Left: the ASKAP image of ORC1; right: the much higher resolution MeerKAT image of ORC1.
Photo by SARAO & CSIRO
South Africa’s MeerKAT radio telescope array has achieved a major follow-up to a most significant discovery made by Australia’s ASKAP radio telescope array. MeerKAT has secured the highest resolution radio-wave image to date of an ‘odd radio circle’ (ORC), a still-unexplained phenomenon, originally discovered by ASKAP. The new image from MeerKAT has been published in the Monthly Notices of the Royal Astronomical Society.

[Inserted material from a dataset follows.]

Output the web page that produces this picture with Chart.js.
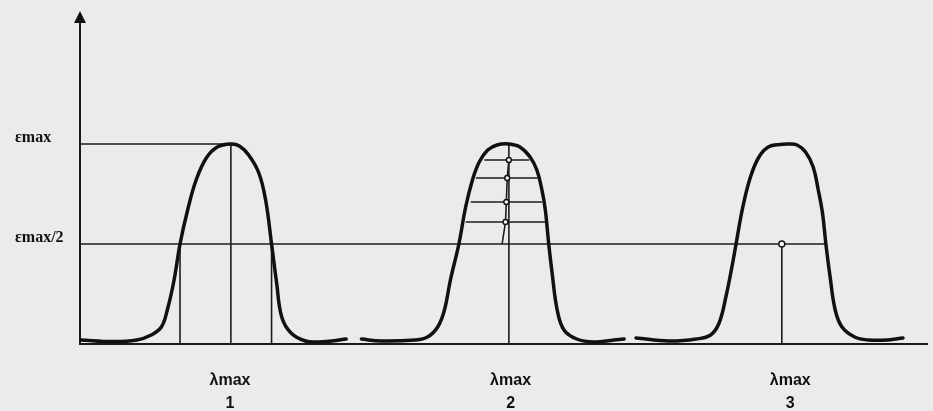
<!DOCTYPE html>
<html>
<head>
<meta charset="utf-8">
<script src="https://cdn.jsdelivr.net/npm/chart.js@4/dist/chart.umd.min.js"></script>
<style>
  html, body { margin: 0; padding: 0; background: #ebebeb; }
  #wrap { width: 933px; height: 411px; position: relative; }
</style>
</head>
<body>
<div id="wrap"><canvas id="bands"></canvas></div>
<script>
// absorption bands, x in arbitrary wavelength units (0..100), y as fraction of εmax
const band1X = [0, 3.9, 6.7, 8.4, 9.6, 10.3, 11.1, 11.8, 12.7, 13.7, 14.9, 16.2, 17.8, 18.8, 19.9, 21.1, 21.9, 22.6, 23.2, 23.8, 24.9, 26.6, 28.1, 29.7, 31.4];
const band1Y = [0.02, 0.012, 0.02, 0.045, 0.085, 0.17, 0.32, 0.5, 0.67, 0.82, 0.93, 0.985, 1.0, 0.99, 0.945, 0.855, 0.72, 0.5, 0.305, 0.135, 0.055, 0.015, 0.01, 0.015, 0.025];

const band2X = [33.2, 35.5, 39.5, 41.0, 42.2, 43.0, 43.7, 44.7, 45.5, 46.3, 47.1, 48.1, 49.2, 50.6, 51.9, 53.1, 53.9, 54.5, 54.9, 55.3, 55.7, 56.3, 57.1, 58.6, 60.6, 63.0, 64.2];
const band2Y = [0.025, 0.015, 0.02, 0.035, 0.085, 0.17, 0.32, 0.5, 0.685, 0.82, 0.91, 0.97, 0.995, 1.0, 0.985, 0.935, 0.87, 0.77, 0.67, 0.5, 0.355, 0.17, 0.07, 0.025, 0.01, 0.02, 0.025];

const band3X = [65.6, 69.5, 72.7, 74.4, 75.4, 76.2, 77.0, 77.4, 78.2, 79.1, 80.1, 81.2, 82.6, 83.6, 84.6, 85.6, 86.5, 87.1, 87.6, 88.0, 88.5, 89.1, 89.9, 91.4, 93.0, 95.3, 97.1];
const band3Y = [0.03, 0.015, 0.025, 0.045, 0.105, 0.235, 0.405, 0.5, 0.685, 0.835, 0.935, 0.985, 0.998, 1.0, 0.995, 0.96, 0.885, 0.77, 0.655, 0.5, 0.335, 0.17, 0.085, 0.035, 0.02, 0.02, 0.03];

// guide lines
const emaxLevel = 1.0;
const halfLevel = 0.5;
const band1HalfCross = [11.8, 22.6];
const lambdaMaxLines = [17.8, 50.6, 82.8];
const halfLineEnd = 88.0;

// chords inside band 2 and their midpoints
const chordLevels = [0.92, 0.83, 0.71, 0.61];
const chordLeft = [47.7, 46.7, 46.1, 45.5];
const chordRight = [53.0, 54.0, 54.5, 54.9];
const chordMid = [50.6, 50.4, 50.3, 50.2];
const chordFoot = 49.8;

// axis labels
const xTickValues = [17.7, 50.8, 83.8];
const xTickLabels = [['λmax', '1'], ['λmax', '2'], ['λmax', '3']];
const yTickValues = [0.5, 1.0];
const yTickLabels = ['εmax/2', 'εmax'];

function zip(xs, ys) {
  return xs.map((x, i) => ({ x: x, y: ys[i] }));
}

function curve(xs, ys) {
  return {
    data: zip(xs, ys),
    borderColor: '#111',
    borderWidth: 3.5,
    pointRadius: 0,
    tension: 0.4,
    borderCapStyle: 'round',
    borderJoinStyle: 'round',
    fill: false
  };
}

function guide(points) {
  return {
    data: points,
    borderColor: '#1c1c1c',
    borderWidth: 1.6,
    pointRadius: 0,
    tension: 0,
    fill: false
  };
}

const datasets = [
  curve(band1X, band1Y),
  curve(band2X, band2Y),
  curve(band3X, band3Y),
  // markers
  {
    data: chordMid.map((x, i) => ({ x: x, y: chordLevels[i] }))
      .concat([{ x: lambdaMaxLines[2], y: halfLevel }]),
    showLine: false,
    pointRadius: [2.5, 2.5, 2.5, 2.5, 3],
    pointBorderWidth: 1.4,
    pointBackgroundColor: '#f4f4f4',
    pointBorderColor: '#111'
  },
  guide([{ x: 0, y: emaxLevel }, { x: lambdaMaxLines[0], y: emaxLevel }]),
  guide([{ x: 0, y: halfLevel }, { x: halfLineEnd, y: halfLevel }]),
  guide([{ x: band1HalfCross[0], y: 0 }, { x: band1HalfCross[0], y: halfLevel }]),
  guide([{ x: band1HalfCross[1], y: 0 }, { x: band1HalfCross[1], y: halfLevel }]),
  guide([{ x: lambdaMaxLines[0], y: 0 }, { x: lambdaMaxLines[0], y: emaxLevel }]),
  guide([{ x: lambdaMaxLines[1], y: 0 }, { x: lambdaMaxLines[1], y: emaxLevel }]),
  guide([{ x: lambdaMaxLines[2], y: 0 }, { x: lambdaMaxLines[2], y: halfLevel }]),
  guide(chordMid.map((x, i) => ({ x: x, y: chordLevels[i] })).concat([{ x: chordFoot, y: halfLevel }]))
];
chordLevels.forEach((lv, i) => {
  datasets.push(guide([{ x: chordLeft[i], y: lv }, { x: chordRight[i], y: lv }]));
});

// arrow head on top of the y axis
const axisArrow = {
  id: 'axisArrow',
  afterDraw(chart) {
    const { ctx, chartArea } = chart;
    const x = chartArea.left;
    const y = chartArea.top - 9;
    ctx.save();
    ctx.fillStyle = '#111';
    ctx.beginPath();
    ctx.moveTo(x, y);
    ctx.lineTo(x - 6, y + 12);
    ctx.lineTo(x + 6, y + 12);
    ctx.closePath();
    ctx.fill();
    ctx.restore();
  }
};

new Chart(document.getElementById('bands'), {
  type: 'line',
  data: { datasets: datasets },
  plugins: [axisArrow],
  options: {
    responsive: true,
    maintainAspectRatio: false,
    animation: false,
    layout: { padding: { left: 15, top: 20, right: 0, bottom: 0 } },
    plugins: {
      legend: { display: false },
      tooltip: { enabled: false }
    },
    scales: {
      x: {
        type: 'linear',
        min: 0,
        max: 100,
        grid: { display: false, drawTicks: false },
        border: { display: true, color: '#1a1a1a', width: 2 },
        afterBuildTicks: function(scale) {
          scale.ticks = xTickValues.map(v => ({ value: v }));
        },
        afterFit: function(scale) {
          scale.height = 67;
        },
        ticks: {
          autoSkip: false,
          maxRotation: 0,
          padding: 25,
          color: '#111',
          font: { family: 'Liberation Sans', size: 16, weight: 'bold', lineHeight: 1.44 },
          callback: function(value, index) {
            return xTickLabels[index];
          }
        }
      },
      y: {
        type: 'linear',
        min: 0,
        max: 1.62,
        grid: { display: false, drawTicks: false },
        border: { display: true, color: '#1a1a1a', width: 2 },
        afterBuildTicks: function(scale) {
          scale.ticks = yTickValues.map(v => ({ value: v }));
        },
        afterFit: function(scale) {
          scale.width = 65;
        },
        ticks: {
          crossAlign: 'far',
          labelOffset: -6,
          color: '#111',
          font: { family: 'Liberation Serif', size: 16, weight: 'bold' },
          callback: function(value, index) {
            return yTickLabels[index];
          }
        }
      }
    }
  }
});
</script>
</body>
</html>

“[T]he ORC project is a great example of the clever use of MeerKAT by its users, playing to its strengths: ASKAP observes large swathes of the sky and can discover relatively rare types of objects; MeerKAT can then follow up to study them in greater detail,” highlighted South African Radio Astronomy Observatory Chief Scientist Dr Fernando Camilo. Both MeerKAT and ASKAP are precursors of the international Square Kilometre Array (SKA) radio telescope (indeed, the name ASKAP comes from Australian SKA Precursor), which will be co-hosted by South Africa and Australia.
So far, only five ORCs have been discovered. (The new MeerKAT image is of ORC1.) They can only be detected on the radio wavelengths of the electromagnetic spectrum; astronomers searching for them on the visual light, infrared and X-ray wavelengths have not yet found any sign of them.

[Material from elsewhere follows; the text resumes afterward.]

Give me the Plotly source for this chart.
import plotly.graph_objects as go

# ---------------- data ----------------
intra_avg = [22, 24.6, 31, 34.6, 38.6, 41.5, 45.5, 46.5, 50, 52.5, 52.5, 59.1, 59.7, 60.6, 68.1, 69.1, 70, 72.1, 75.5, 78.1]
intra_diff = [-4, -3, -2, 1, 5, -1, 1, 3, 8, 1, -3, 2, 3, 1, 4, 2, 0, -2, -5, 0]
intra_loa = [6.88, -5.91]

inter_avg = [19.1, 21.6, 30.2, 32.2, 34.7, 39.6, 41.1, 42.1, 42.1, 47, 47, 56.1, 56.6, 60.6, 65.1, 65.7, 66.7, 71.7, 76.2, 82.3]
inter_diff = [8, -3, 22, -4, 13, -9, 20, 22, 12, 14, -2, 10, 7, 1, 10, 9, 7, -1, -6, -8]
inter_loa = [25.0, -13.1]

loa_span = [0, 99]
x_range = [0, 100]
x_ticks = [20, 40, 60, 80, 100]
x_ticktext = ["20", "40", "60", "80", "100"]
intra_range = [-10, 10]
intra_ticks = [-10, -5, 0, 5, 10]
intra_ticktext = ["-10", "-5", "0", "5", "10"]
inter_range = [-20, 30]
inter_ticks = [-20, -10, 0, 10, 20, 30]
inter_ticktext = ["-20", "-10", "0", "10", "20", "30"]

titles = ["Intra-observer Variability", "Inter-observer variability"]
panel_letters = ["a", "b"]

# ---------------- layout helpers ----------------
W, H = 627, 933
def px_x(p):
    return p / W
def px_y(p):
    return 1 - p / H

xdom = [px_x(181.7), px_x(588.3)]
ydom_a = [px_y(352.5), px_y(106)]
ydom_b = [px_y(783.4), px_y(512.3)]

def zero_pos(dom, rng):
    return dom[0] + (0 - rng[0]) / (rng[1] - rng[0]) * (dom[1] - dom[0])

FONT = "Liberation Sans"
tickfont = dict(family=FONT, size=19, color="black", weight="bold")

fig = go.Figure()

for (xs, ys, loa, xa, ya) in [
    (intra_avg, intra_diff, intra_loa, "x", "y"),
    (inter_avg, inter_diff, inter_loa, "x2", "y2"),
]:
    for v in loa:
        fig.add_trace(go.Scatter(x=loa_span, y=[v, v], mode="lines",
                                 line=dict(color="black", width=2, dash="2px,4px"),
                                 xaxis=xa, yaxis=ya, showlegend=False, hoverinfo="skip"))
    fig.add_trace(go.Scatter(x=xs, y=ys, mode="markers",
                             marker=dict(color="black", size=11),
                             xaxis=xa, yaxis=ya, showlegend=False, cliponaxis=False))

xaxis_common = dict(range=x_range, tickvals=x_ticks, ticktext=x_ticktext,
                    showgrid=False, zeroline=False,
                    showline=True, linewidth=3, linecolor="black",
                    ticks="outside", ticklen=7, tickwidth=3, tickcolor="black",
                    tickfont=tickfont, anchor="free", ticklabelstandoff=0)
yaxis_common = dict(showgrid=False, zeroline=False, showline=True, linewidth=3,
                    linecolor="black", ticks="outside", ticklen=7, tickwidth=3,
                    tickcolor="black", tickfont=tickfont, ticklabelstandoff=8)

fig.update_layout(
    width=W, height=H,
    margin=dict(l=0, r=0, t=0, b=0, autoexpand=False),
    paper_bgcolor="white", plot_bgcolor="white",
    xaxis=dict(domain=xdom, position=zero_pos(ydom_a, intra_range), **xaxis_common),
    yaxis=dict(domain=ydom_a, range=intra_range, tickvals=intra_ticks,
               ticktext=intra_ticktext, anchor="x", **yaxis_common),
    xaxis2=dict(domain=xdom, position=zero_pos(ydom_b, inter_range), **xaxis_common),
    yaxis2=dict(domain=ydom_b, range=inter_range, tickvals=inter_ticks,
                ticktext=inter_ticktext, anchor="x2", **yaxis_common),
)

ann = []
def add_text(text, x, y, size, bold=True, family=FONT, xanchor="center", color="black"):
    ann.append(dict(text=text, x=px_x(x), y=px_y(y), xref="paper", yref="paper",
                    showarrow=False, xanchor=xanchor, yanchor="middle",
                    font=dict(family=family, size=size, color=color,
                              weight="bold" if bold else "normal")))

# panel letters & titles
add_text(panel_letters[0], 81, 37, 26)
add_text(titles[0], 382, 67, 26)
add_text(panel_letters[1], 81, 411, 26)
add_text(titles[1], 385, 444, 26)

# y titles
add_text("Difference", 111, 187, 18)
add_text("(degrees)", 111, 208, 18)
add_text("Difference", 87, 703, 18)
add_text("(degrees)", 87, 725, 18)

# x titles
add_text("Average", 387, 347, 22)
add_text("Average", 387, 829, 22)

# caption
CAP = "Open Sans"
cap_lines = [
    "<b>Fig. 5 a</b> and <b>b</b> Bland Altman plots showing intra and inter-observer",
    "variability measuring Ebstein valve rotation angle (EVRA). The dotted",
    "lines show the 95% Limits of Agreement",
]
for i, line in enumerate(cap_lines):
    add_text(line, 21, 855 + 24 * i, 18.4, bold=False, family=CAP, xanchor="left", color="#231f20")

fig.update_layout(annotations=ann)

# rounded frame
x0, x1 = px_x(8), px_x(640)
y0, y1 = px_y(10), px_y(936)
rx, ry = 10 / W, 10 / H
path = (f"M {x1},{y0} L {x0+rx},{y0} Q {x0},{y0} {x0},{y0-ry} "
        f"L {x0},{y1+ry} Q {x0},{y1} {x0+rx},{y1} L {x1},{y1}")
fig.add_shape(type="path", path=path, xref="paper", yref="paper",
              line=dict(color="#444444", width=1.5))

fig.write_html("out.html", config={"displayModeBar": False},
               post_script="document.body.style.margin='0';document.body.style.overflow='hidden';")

“We know ORCs are rings of faint radio emissions surrounding a galaxy with a highly active black hole at its centre, but we don’t yet know what causes them, or why they are so rare,” reported study co-author, (Australian) Commonwealth Scientific and Industrial Research Organisation and Western Sydney University scientist Professor Ray Norris. “No doubt the SKA telescopes, once built, will find many more ORCs and be able to tell us more about the lifecycle of galaxies.”
ORCs are enormous: they have a diameter of about a million light years, which is 16 times that of our own galaxy, the Milky Way. But because they are faint, they are hard to detect.
There are currently three main theories concerning the origin of ORCs. One is that they could be the aftereffect of a huge explosion at the centres of their galaxies (such as would happen if two supermassive black holes merged). The second theory is that they are created by powerful jets of energetic particles spewed out of their galactic centres. The third theory is that they are the result of a ‘starburst termination shock’, resulting from the intense production of stars in a galaxy. (A termination shock is a standing shock wave in space, where the solar wind of a star, or in this case, the combined solar winds of many stars, encounters the interstellar or intergalactic medium of dust and gas and is decelerated to subsonic speeds.)